= Giovanni Gentile (composer) =

Italian composer

Giovanni Gentile (unknown, Olevano Romano - after 1649) was an Italian composer and music teacher.

== Life and works ==
Two sources survive for his life and works: his only surviving work, a teaching-collection of music entitled Solfeggiamenti et ricercari a due voci (Lodovico Grignani, Rome 1642); and the inventory of printed works in the workshop of the Roman printer Sebastiano Testa.

In the teaching-collection's frontispiece, Gentile is called "Signor Giovanni Gentile of Olevano", which means he was a layman not a clergyman, and that his birthplace was Olevano Romano (the existence of another Olevano, in Lomellina, may make even the second of these facts doubtful, but the fact that Gentile's artistic career only appears in Rome makes Olevano Romano more likely to be correct).

As regards his teaching activity, the inclusion of solfeggiamenti a due (solfèges for two voices) in its title is the only clue, along with the record in the aforementioned inventory, that on the date of 13 December 1729 reports: "Giovanni Gentile was from 1645-49 registered as a musician at Santo Stefano del Cacco (Rome), along with 3 grandchildren and some guests, possibly his student.
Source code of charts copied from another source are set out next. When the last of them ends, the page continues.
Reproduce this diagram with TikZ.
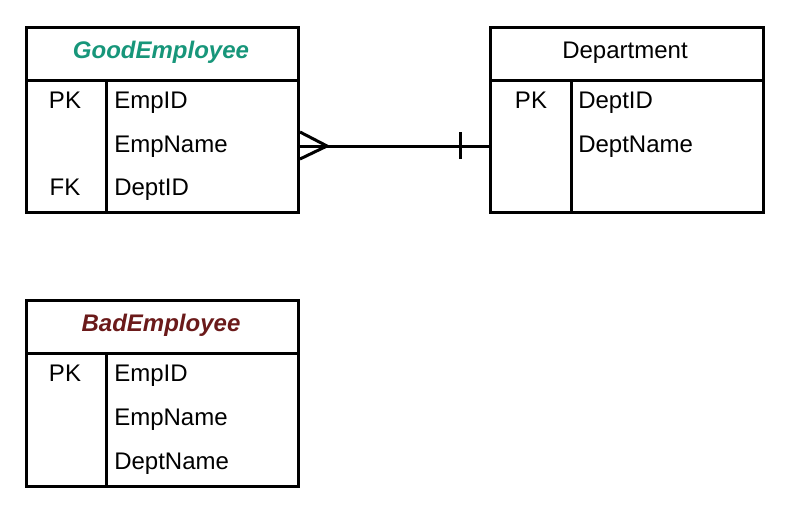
\documentclass[tikz,border=0pt]{standalone}
\usepackage{fontspec}
\setmainfont{Liberation Sans}
\definecolor{goodc}{HTML}{17967A}
\definecolor{badc}{HTML}{6B1A1A}
\tikzset{
  ent/.style={draw=black, line width=3pt*0.75, minimum width=272*0.75pt, minimum height=185*0.75pt, inner sep=0pt, anchor=north west},
  keytxt/.style={font=\fontsize{18}{21}\selectfont, anchor=base, inner sep=0pt},
  fldtxt/.style={font=\fontsize{18}{21}\selectfont, anchor=base west, inner sep=0pt},
  ttl/.style={font=\fontsize{18}{21}\selectfont, anchor=base, inner sep=0pt},
  sep/.style={line width=3pt*0.75},
  rel/.style={line width=3pt*0.75}
}
\begin{document}
\begin{tikzpicture}[x=0.75pt, y=-0.75pt]
\useasboundingbox (0,0) rectangle (811,522);
% GoodEmployee
\node[ent] (ge) at (25,26) {};
\draw[sep] (25,80) -- (297,80);
\draw[sep] (106,80) -- (106,211);
\node[ttl, text=goodc] (get) at (161,58) {\textbf{\textit{GoodEmployee}}};
\node[keytxt] (gek1) at (65,108) {PK};
\node[fldtxt] (gef1) at (114,108) {EmpID};
\node[fldtxt] (gef2) at (114,152) {EmpName};
\node[keytxt] (gek3) at (65,195) {FK};
\node[fldtxt] (gef3) at (114,195) {DeptID};
% Department
\node[ent, minimum width=273*0.75pt] (de) at (489,26) {};
\draw[sep] (489,80) -- (762,80);
\draw[sep] (571,80) -- (571,211);
\node[ttl] (det) at (625,58) {Department};
\node[keytxt] (dek1) at (531,108) {PK};
\node[fldtxt] (def1) at (578,108) {DeptID};
\node[fldtxt] (def2) at (578,152) {DeptName};
% BadEmployee
\node[ent, minimum height=186*0.75pt] (be) at (25,299) {};
\draw[sep] (25,353) -- (297,353);
\draw[sep] (106,353) -- (106,485);
\node[ttl, text=badc] (bet) at (161,331) {\textbf{\textit{BadEmployee}}};
\node[keytxt] (bek1) at (65,381) {PK};
\node[fldtxt] (bef1) at (114,381) {EmpID};
\node[fldtxt] (bef2) at (114,425) {EmpName};
\node[fldtxt] (bef3) at (114,469) {DeptName};
% relationship
\coordinate (ra) at (ge.east |- 0,146);
\coordinate (rb) at (de.west |- 0,146);
\draw[rel] (ra) -- (rb);
\draw[rel] ([yshift=-13*0.75pt]ra) -- ([xshift=27*0.75pt]ra) -- ([yshift=14*0.75pt]ra);
\draw[rel] ([xshift=-29*0.75pt,yshift=-13*0.75pt]rb) -- ([xshift=-29*0.75pt,yshift=14*0.75pt]rb);
\end{tikzpicture}
\end{document}
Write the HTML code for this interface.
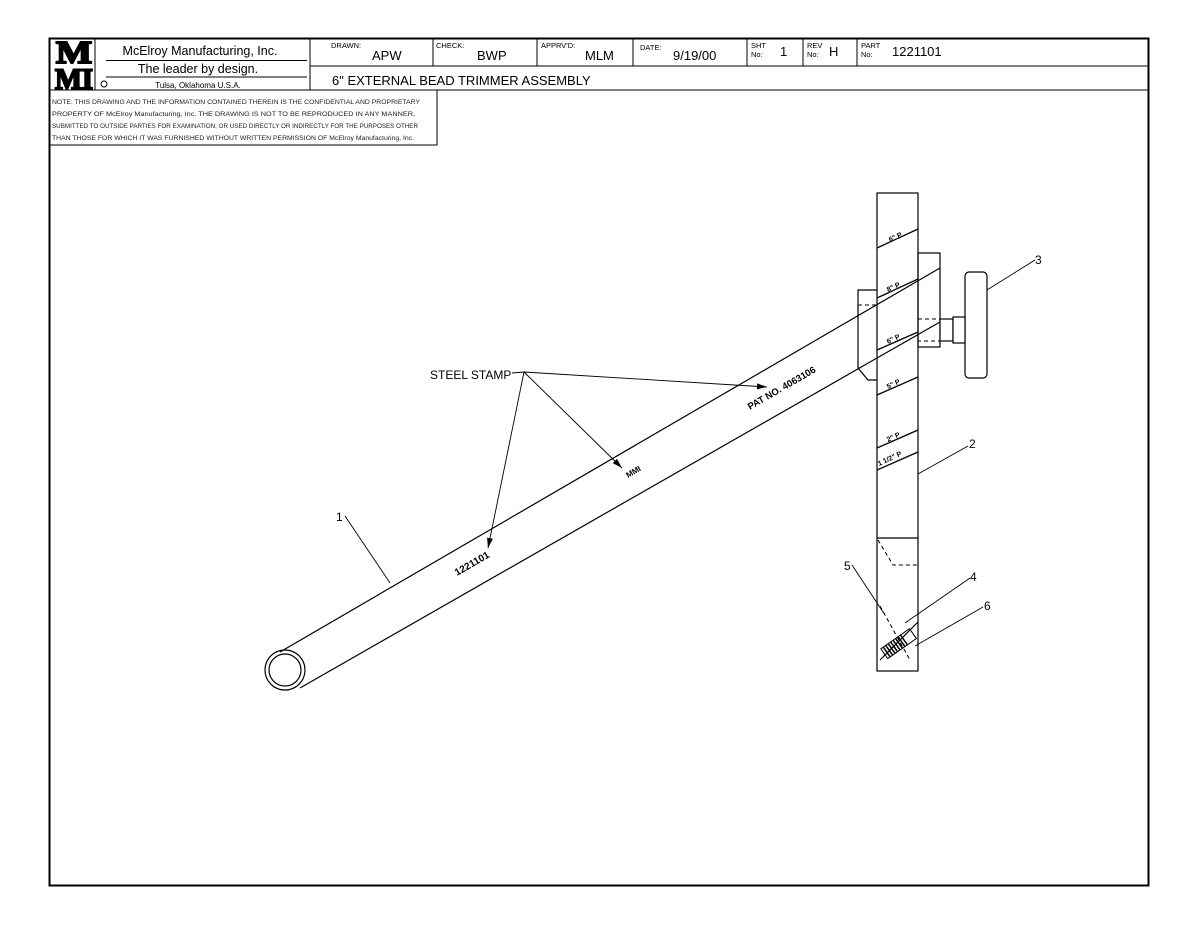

In the vicinity of that church was the printer Ludovico Grignani, who in 1642 published Gentile's Solfeggi e ricercari a 2 voci". We also have a record of a grandson and a guest in the Solfeggiamenti: its dedication to cardinal Francesco Maria Brancaccio is signed by the student Marco Aurelio Desideri, who also composed the fourteenth and last solfeggio, whilst the following one is "by Signor Carlo Gentile, Grandson and Pupil (Discepolo) of the author".